# Atlas Mf Mill, New To Me- What Do You Think?



## Fairbanks (Jun 6, 2015)

So here are a few pictures of my recent purchase-

I'm not sure exactly what I have here, everything seems to be in reasonable order and the mill runs but needs a through cleaning.  Not sure what I will find as I get into the cleaning process.  As pictured I paid $900.00.  What do you think?  Please go easy, I'm a rank amateur.........


----------



## JimDawson (Jun 6, 2015)

For $900 it looks like you got a pretty good deal.  Looks like a nice machine.


----------



## wa5cab (Jun 6, 2015)

Yes.  The original swivel vise or the original legs and top typically go for over $200 alone.
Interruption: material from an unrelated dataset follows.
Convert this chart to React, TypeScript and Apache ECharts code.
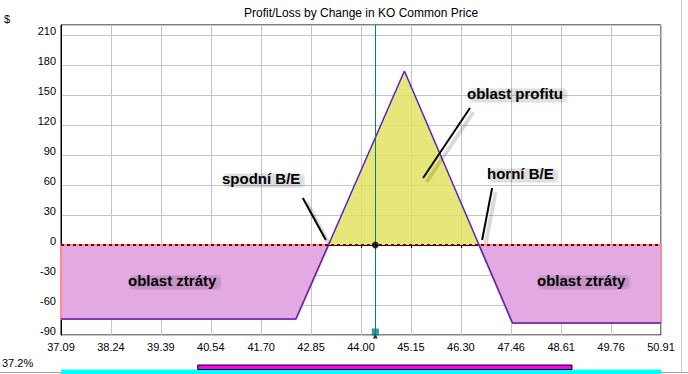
import React, { useEffect, useRef } from 'react';
import * as echarts from 'echarts';

// ---- data ----
const xTicks = [37.09, 38.24, 39.39, 40.54, 41.7, 42.85, 44.0, 45.15, 46.3, 47.46, 48.61, 49.76, 50.91];
const yMin = -90;
const yMax = 220;
const yStep = 30;
const pnlPrices = [37.09, 42.5, 43.25, 45.0, 46.72, 47.49, 50.91];
const pnlValues = [-74, -74, 0, 174, 0, -78, -78];
const currentPrice = 44.33;
// strip bars: [start price, end price, row]
const stripBars = [
  [37.09, 50.91, 0],
  [40.24, 48.86, 1],
];
// annotation arrows: [fromPrice, fromValue, toPrice, toValue]
const arrows = [
  [42.66, 47, 43.19, 5],
  [46.51, 137, 45.43, 67],
  [47.02, 57, 46.79, 5],
];
const title = 'Profit/Loss by Change in KO Common Price';
const stripLabel = '37.2%';
const annotations = [
  { text: 'oblast profitu', x: 467, y: 93 },
  { text: 'spodní B/E', x: 222, y: 178 },
  { text: 'horní B/E', x: 487, y: 173 },
  { text: 'oblast ztráty', x: 128, y: 280 },
  { text: 'oblast ztráty', x: 537, y: 280 },
];

const FONT = '"Liberation Sans", Arial, sans-serif';

export default function App() {
  const ref = useRef<HTMLDivElement>(null);
  useEffect(() => {
    if (!ref.current) return;
    const chart = echarts.init(ref.current, null, { renderer: 'svg' });
    const curve = pnlPrices.map((p, i) => [p, pnlValues[i]]);
    const x0 = pnlPrices[0];
    const xN = pnlPrices[pnlPrices.length - 1];
    const lossLeft = [[curve[2][0], 0], [x0, 0], ...curve.slice(0, 3)];
    const profit = curve.slice(2, 5);
    const lossRight = [...curve.slice(4), [xN, 0], [curve[4][0], 0]];

    const annoFont = `bold 15px ${FONT}`;
    const ctx = document.createElement('canvas').getContext('2d');
    if (ctx) ctx.font = annoFont;
    const shadowRects: any[] = [];
    annotations.forEach((a) => {
      const w = ctx ? ctx.measureText(a.text).width : a.text.length * 8;
      [[2, 0.06, 6], [4, 0.07, 4]].forEach(([pad, op, r]) => {
        shadowRects.push({
          type: 'rect',
          z: 9,
          silent: true,
          shape: { x: a.x + 3 - pad / 2, y: a.y - 3 - pad / 2, width: w + pad, height: 11 + pad, r },
          style: { fill: `rgba(0,0,0,${op})` },
        });
      });
    });
    const mainTexts = annotations.map((a) => ({
      type: 'text',
      x: a.x,
      y: a.y,
      z: 10,
      style: { text: a.text, font: annoFont, fill: '#000', verticalAlign: 'middle' },
    }));

    chart.setOption({
      animation: false,
      backgroundColor: '#fff',
      grid: [
        { left: 61, right: 27, top: 25, height: 310, show: true, borderColor: '#000', borderWidth: 1, backgroundColor: 'transparent' },
        { left: 61, right: 27, top: 365, height: 9 },
      ],
      xAxis: [
        {
          type: 'value',
          min: x0,
          max: xN,
          axisLine: { show: true, lineStyle: { color: '#000' } },
          axisTick: { show: true, length: 3, customValues: xTicks, lineStyle: { color: '#000' } },
          axisLabel: {
            customValues: xTicks,
            formatter: (v: number) => v.toFixed(2),
            color: '#000',
            fontFamily: FONT,
            fontSize: 11,
            margin: 6,
          },
          splitLine: { show: true, lineStyle: { color: '#C4C4C4', width: 1 } },
        },
        { type: 'value', gridIndex: 1, min: x0, max: xN, show: false },
      ],
      yAxis: [
        {
          type: 'value',
          min: yMin,
          max: yMax,
          interval: yStep,
          axisLine: { show: true, lineStyle: { color: '#000' } },
          axisTick: { show: false },
          axisLabel: {
            formatter: (v: number) => (v > 210 ? '' : String(v)),
            color: '#000',
            fontFamily: FONT,
            fontSize: 11,
            margin: 5,
            verticalAlign: 'bottom',
            padding: [0, 0, -1, 0],
          },
          splitLine: { show: true, lineStyle: { color: '#C4C4C4', width: 1 } },
        },
        { type: 'value', gridIndex: 1, min: 0, max: 2, show: false },
      ],
      series: [
        {
          type: 'scatter',
          data: [],
          markLine: {
            silent: true,
            symbol: 'none',
            label: { show: false },
            lineStyle: { color: '#008080', width: 1, type: 'solid' },
            data: [{ xAxis: currentPrice }],
          },
        },
        {
          type: 'line',
          data: lossLeft,
          showSymbol: false,
          lineStyle: { color: '#FF8C8C', width: 2 },
          areaStyle: { color: '#E2A9E2', opacity: 1 },
          z: 2,
        },
        {
          type: 'line',
          data: lossRight,
          showSymbol: false,
          lineStyle: { color: '#FF8C8C', width: 2 },
          areaStyle: { color: '#E2A9E2', opacity: 1 },
          z: 2,
        },
        {
          type: 'line',
          data: profit,
          showSymbol: false,
          lineStyle: { width: 0, opacity: 0 },
          areaStyle: { color: 'rgb(226,226,100)', opacity: 0.85 },
          z: 2,
        },
        {
          type: 'line',
          data: curve,
          showSymbol: false,
          lineStyle: { color: '#5420C8', width: 1.5 },
          z: 3,
          markLine: {
            silent: true,
            symbol: 'none',
            label: { show: false },
            lineStyle: { color: '#7A0000', width: 2, type: [3, 3] },
            data: [{ yAxis: 0 }],
          },
        },
        {
          type: 'scatter',
          data: [],
          z: 4,
          markLine: {
            silent: true,
            symbol: ['none', 'none'],
            label: { show: false },
            lineStyle: { color: 'rgba(0,0,0,0.15)', width: 4, type: 'solid' },
            data: arrows.map((a) => [
              { coord: [a[0] + 0.08, a[1] - 4] },
              { coord: [a[2] + 0.08, a[3] - 4] },
            ]),
          },
        },
        {
          type: 'scatter',
          data: [],
          z: 4,
          markLine: {
            silent: true,
            symbol: ['none', 'arrow'],
            symbolSize: [0, 10],
            label: { show: false },
            lineStyle: { color: '#000', width: 2, type: 'solid' },
            data: arrows.map((a) => [{ coord: [a[0], a[1]] }, { coord: [a[2], a[3]] }]),
          },
        },
        {
          type: 'scatter',
          data: [[currentPrice, 0]],
          symbol: 'circle',
          symbolSize: 7,
          itemStyle: { color: '#000' },
          z: 5,
          clip: false,
        },
        {
          type: 'scatter',
          data: [[currentPrice, yMin]],
          symbol: 'triangle',
          symbolSize: 5,
          symbolOffset: [0, 1],
          itemStyle: { color: '#000' },
          z: 5,
          clip: false,
        },
        {
          type: 'scatter',
          data: [[currentPrice, yMin]],
          symbol: 'rect',
          symbolSize: 7,
          symbolOffset: [0, -3],
          itemStyle: { color: '#008080' },
          z: 6,
          clip: false,
        },
        {
          type: 'custom',
          xAxisIndex: 1,
          yAxisIndex: 1,
          data: stripBars,
          clip: false,
          renderItem: (params: any, api: any) => {
            const row = api.value(2);
            const p0 = api.coord([api.value(0), row + 1]);
            const p1 = api.coord([api.value(1), row]);
            const isTop = row === 1;
            return {
              type: 'rect',
              shape: { x: p0[0], y: p0[1], width: p1[0] - p0[0], height: p1[1] - p0[1] },
              style: isTop
                ? { fill: '#FF00FF', stroke: '#000', lineWidth: 1 }
                : { fill: '#00FFFF' },
            };
          },
        },
      ],
      graphic: [
        { type: 'line', shape: { x1: 0, y1: 372.5, x2: 688, y2: 372.5 }, style: { stroke: '#A0A0A0', lineWidth: 1 }, z: -1 },
        { type: 'line', shape: { x1: 681.5, y1: 0, x2: 681.5, y2: 373 }, style: { stroke: '#C8C8C8', lineWidth: 1 }, z: -1 },
        { type: 'text', x: 361, y: 13, style: { text: title, font: `12px ${FONT}`, fill: '#000', align: 'center', verticalAlign: 'middle' } },
        { type: 'text', x: 4, y: 19, style: { text: '$', font: `11px ${FONT}`, fill: '#000', verticalAlign: 'middle' } },
        { type: 'text', x: 2, y: 363, style: { text: stripLabel, font: `11px ${FONT}`, fill: '#000', verticalAlign: 'middle' } },
        ...shadowRects,
        ...mainTexts,
      ],
    });
    return () => chart.dispose();
  }, []);
  return (
    <div
      ref={ref}
      style={{ position: 'fixed', left: 0, top: 0, width: 688, height: 374, background: '#fff' }}
    />
  );
}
The dividing head isn't original Atlas but quite useful nonetheless.

But looks as though you are going to need an arbor.  The factory ones come in 7/8" and 1" diameter.  There is also available a 1-1/4" dia. aftermarket one.  Which size you need generally depends on what ID cutters you have or want to buy.


----------



## A618fan2 (Jun 6, 2015)

Nice looking mill.  FWIW, I think you did well.  You got a running mill with the original stand and vise, a nice fostoria machine light, and a tilting drill press vise.  The only negative (and I think it's minor) is I didn't see the full size arbor and spacers (there's a guy on ebay who sells new ones for about $150).  And it's nice to see that the PO kept the original handles (they'd set you back $50 each) and dials plus some better handles as well (you'll soon understand why he sub'ed out the original handles)!  Some of the cutters have seen better days but hey, who cares.  I see some lathe parts too - they look like Atlas as well.  All-in-all, nice machine at a decent price.  Congrats. 

John


----------



## Fairbanks (Jun 6, 2015)

An arbor or two definitely would have been nice.  The gentleman I purchased this from was liquidating an estate he let me go through all of the metal working stuff and gather up everything that belonged with the mill.  I looked high and low for arbors but couldn't find any.


----------



## brino (Jun 6, 2015)

Yes a great find!

I've only seen one atlas horizontal mill go thru my local dealer he had it at $1200 with no tooling, no vice, no legs. It sold quickly.

You got a great deal.

-brno


----------



## ogberi (Jun 6, 2015)

Awesome find!  After a bit of cleanup and organizing, you'll find that these little machines are workaholics.  Much more rigid than a vertical mill of the same weight, and there's some things that a horizontal mill can do that are a PIA on a vertical mill.  That dividing head you got is a nice find, and with a proper arbor + cutter, will make any gear you can fit.  The MFC and power feed is a great machine.   You'll soon find what it's good at, and once you start using it, you'll wonder how you got along without one. 
Do look for an arbor, and appropriate spacers + cutters.  Using the backgear, a 2-3" wide slabbing cut at a reasonable feed and depth that machine can square up stock like nobody's business.


----------



## 34_40 (Jun 6, 2015)

I think you SCORED! 

Nice looking setup you brought home.


----------